In this instance, “weight” is the total weight of the bags, cargo and passengers, while “balance” is how it is set up in a plane. The weight and balance calculations are critical to the speed of the plane taking off and landing, the amount of fuel an aircraft can carry and how it operates throughout a flight. Planes that aren’t properly balanced and weighed can have problems with stopping and taking off.
Southwest claims there’s no evidence to support that they’ve been operating under inaccurate weight data, and Brandy King, a Southwest spokeswoman claims they’ve added safety margins into the system “to allow for the possibility of discrepancies and to assure performance limitations are never compromised.”
She also claims the airline’s approach to calculating weight and balance is working. After approval from the FAA, the airline switched to a new system in August 2017 in an effort to improve reliability and accuracy, adding more changes in 2018. They also plan to start scanning each bag as its loaded onto a plane in 2019, a process other airlines use.

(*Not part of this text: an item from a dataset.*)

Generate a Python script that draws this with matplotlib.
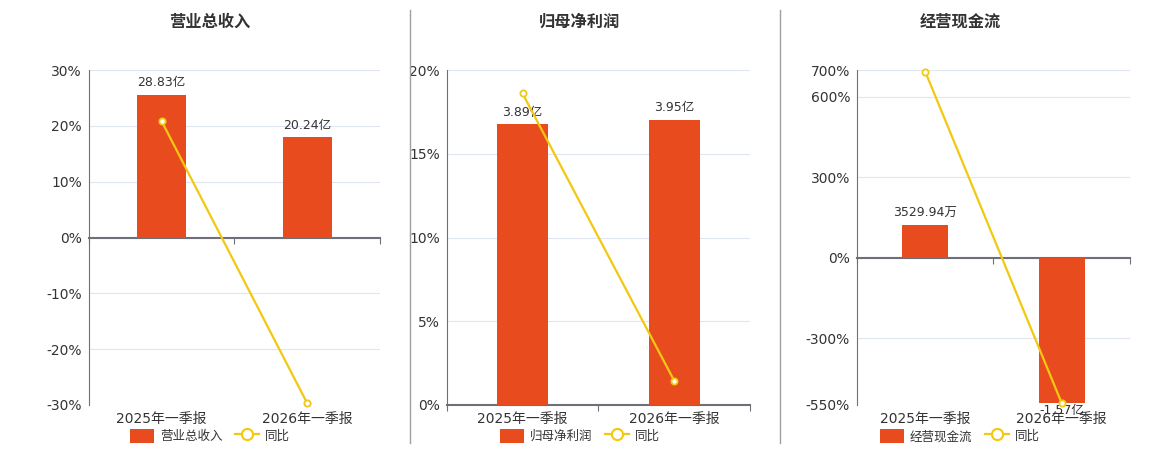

“While no system can ever be perfect, our weight and balance program is a proven, reliable system with checks and balances installed to ensure safe operations by any measure or standard,” King said in a statement.
The Wall Street Journal says the FAA investigations began after allegations were raised by a whistleblower and the FAA received multiple safety complaints on a hotline. Southwest, on the other hand, says it voluntarily alerted the FAA about the baggage weight discrepancies.
The Journal said, “the FAA told the carrier ‘there have been numerous reports of ground operations personnel and/or flight operations personnel not following Southwest Airlines procedures for entering correct and complete weight information’ before takeoff. One early document called it a “high-risk concern.”
“The inaccuracies prompted swift FAA responses, and were considered serious enough to require Southwest to physically audit the number of bags unloaded daily from 25 percent of its flights,” the Journal added. “That sample was later reduced, at Southwest’s request, to 15 percent. The airline continues to provide daily status reports to the agency.”
All of this comes at a bad time for the airline as it tries to get its Hawaii flights off the ground and just recently declared an “operational emergency” as more than double the usual number of aircrafts have been grounded due to what they say are “random mechanical issues.”